Next-Gen Porsche 911 GT3 Could Go Turbo and That Would Change Everything

For years, the Porsche 911 GT3 has stood as one of the last great holdouts for naturally aspirated performance, the kind of car enthusiasts point to when they want proof that purity still matters. But that era may be getting close to its end. As Car and Driver recently reported after speaking with Porsche GT boss Andreas Preuninger, the current naturally aspirated 4.0-liter flat-six may only have a limited future, especially in Europe, where emissions rules are continuing to tighten. That alone is enough to get the Porsche faithful talking, because the GT3’s high-revving engine is not just a spec-sheet item. It is a huge part of the car’s identity.

The big question, of course, is what replaces it. Preuninger did not flat-out confirm a turbocharged GT3, but he did suggest that turbocharging could be the answer. That matters because Porsche has spent decades keeping the GT3 separate from other 911 variants by giving it a free-breathing engine and a very specific personality. A turbo GT3 would almost certainly still be fast, still be sharp, and still be engineered with obsessive precision, but it would change the character of the car in a way that longtime fans would absolutely feel. As Road & Track also noted in earlier reporting on the same issue, Porsche has already hinted that the current formula may only have a short runway left.

A lot of this comes down to regulation, not desire. Porsche may well want to keep the naturally aspirated engine alive for as long as possible, but the company has to build cars for a market that is changing around it. The European Commission’s climate framework calls for at least a 55 percent reduction in net greenhouse gas emissions by 2030 compared with 1990 levels, and those broader targets continue to shape what automakers can justify engineering for the future. Even if the U.S. allows more breathing room for longer, it would make little business sense for Porsche to create one GT3 for America and another for Europe. That would add cost, complexity, and regulatory headaches to a niche performance model.

What makes this especially interesting is how it could affect the rest of Porsche’s GT lineup. If the GT3 eventually goes turbo, the traditional gap between it and a future GT2 starts to get a little blurrier. The same goes for questions surrounding the next 718 GT4, which has been the subject of ongoing speculation as Porsche balances electric and combustion plans for the future. In other words, this is not just about one engine possibly disappearing. It is about Porsche potentially redrawing the lines between some of its most beloved driver’s cars. Car and Driver framed it as a possible turning point for the GT3, and that feels exactly right.

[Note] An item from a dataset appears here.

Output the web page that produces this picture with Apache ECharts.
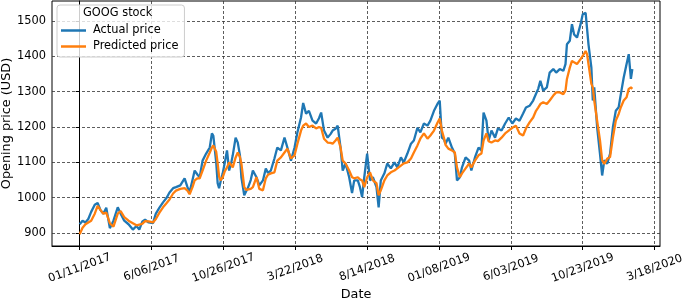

In the end, a turbocharged GT3 would not automatically be a bad car. Knowing Porsche, it would probably still be brilliant. But it would represent a real philosophical shift for one of the most revered badges in modern performance cars. The GT3 has always felt special because it resisted the easy answer and kept chasing revs, response, and mechanical honesty. If that changes, Porsche will need to do more than just preserve the performance. It will need to preserve the soul, too.